HAŞMET BABAOĞLU / ‘İnsanlık: Aciz, güçsüz çocuklar…’


“İnsan için, insanlardan meydana gelen bir toplum için özgürlükten daha ağır bir yük yoktur… İnsana, o mutsuz varlığa dünyaya gelirken birlikte getirdiği özgürlük bağışını bir an önce devredebileceği birini bulmaktan daha çok çile çektiren bir dert yoktur.”
***
Nasıl sarsıcı cümleler değil mi?
Bilenler bilir…
Dostoyevski’nin “Büyük Engizisyoncu”sunun sözleri bunlar…
İlk karşılaştığınızda, “Bize uzak şeyler söylüyor, ne de olsa bir Ortodoks Hıristiyan” deyip hesaplaşmaktan kaçacağınız sözler…
Ama sonra gün gelir…
Karamazov Kardeşler’i ara sıra karıştıranlardan olursanız…
Bu roman kahramanının bazen gecelerinizi ele geçiren sorgulamalara kapı açtığını itiraf edersiniz…
Hele Batı’nın parlak yükselişi ve beklenen trajik çöküşü üzerine söyledikleri müthiştir.
Ve mesela şu satırı okurken hâlâ ürperirim: “İnsanları ancak özgürlüklerinden vazgeçtikleri zaman özgür olduklarına inandıracağız…”
***
Dostoyevski “dünyevi ekmeğin” insanlık için gizli ama güçlü bir tapınma nesnesi olduğunu düşünüyordu…

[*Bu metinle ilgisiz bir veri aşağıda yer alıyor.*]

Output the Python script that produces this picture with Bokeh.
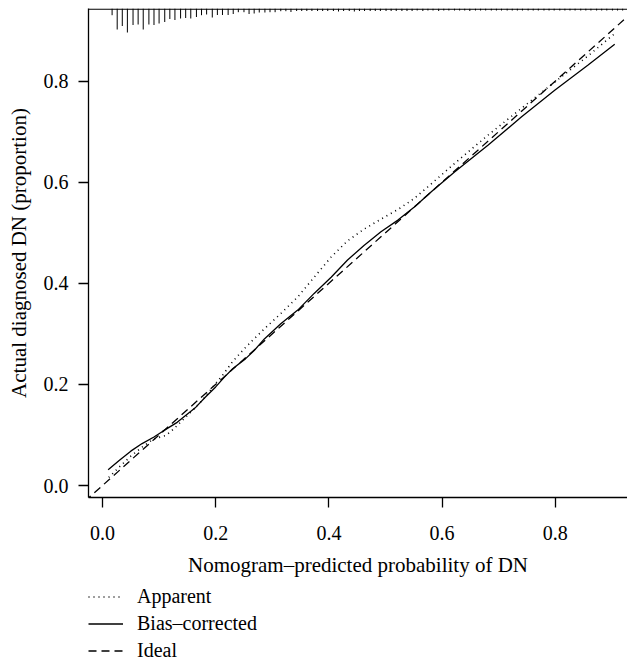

Ona göre insanın maddi ihtiyaçları önce Roma Katolik Kilisesi‘ni, sonra bütün toplumları ele geçirmiş, bir tür “din” olup çıkmıştı…
“Uygarlık bu kadar maddi bir temel üzerinde sağ kalamaz” diyordu.
Batı eninde sonunda bu maddi bağlanmanın ceremesini çekecek, “toplum yavaş yavaş yok olacak”tı…
***
Şimdi ekrandaki diğer pencerede The Economist’in yeni sayısının kapağı açık.
Hani bomboş bir arazide (otopark) yalnız başlarına bir çekirdek aile ve bir arabanın fotoğraflandığı ve üzerine “Peak Human/Zirve İnsan” yazılı kapak!
Toplum böyle mi bitecek yoksa?
Dosto’nun “materyalistleri”nin dünyaya çizdikleri kader
Hani böyle şeyleri geçmişte biz söylediğimizde “Hıh, sizi gidi komplo teoricileri!” diyordunuz, şimdi niye görmezden geliyorsunuz?
***
Tolstoy’dan, Dosto’dan söz ettiğim pazar yazılarımın üzerinden epey zaman geçti…
Tekrar dönsem mi acaba?
Bak şimdi, aklıma geldi…
İsa‘ya ne diyordu Büyük Engizisyoncu?..
“Sen onlara değer verdin, gururlandılar. Onlara aciz, güçsüz çocuklar olduklarını, ama en tatlı mutluluğun da bu olduğunu öğreteceğiz.”
Sanki küresel elitlerin ideoloğu gibi, değil mi?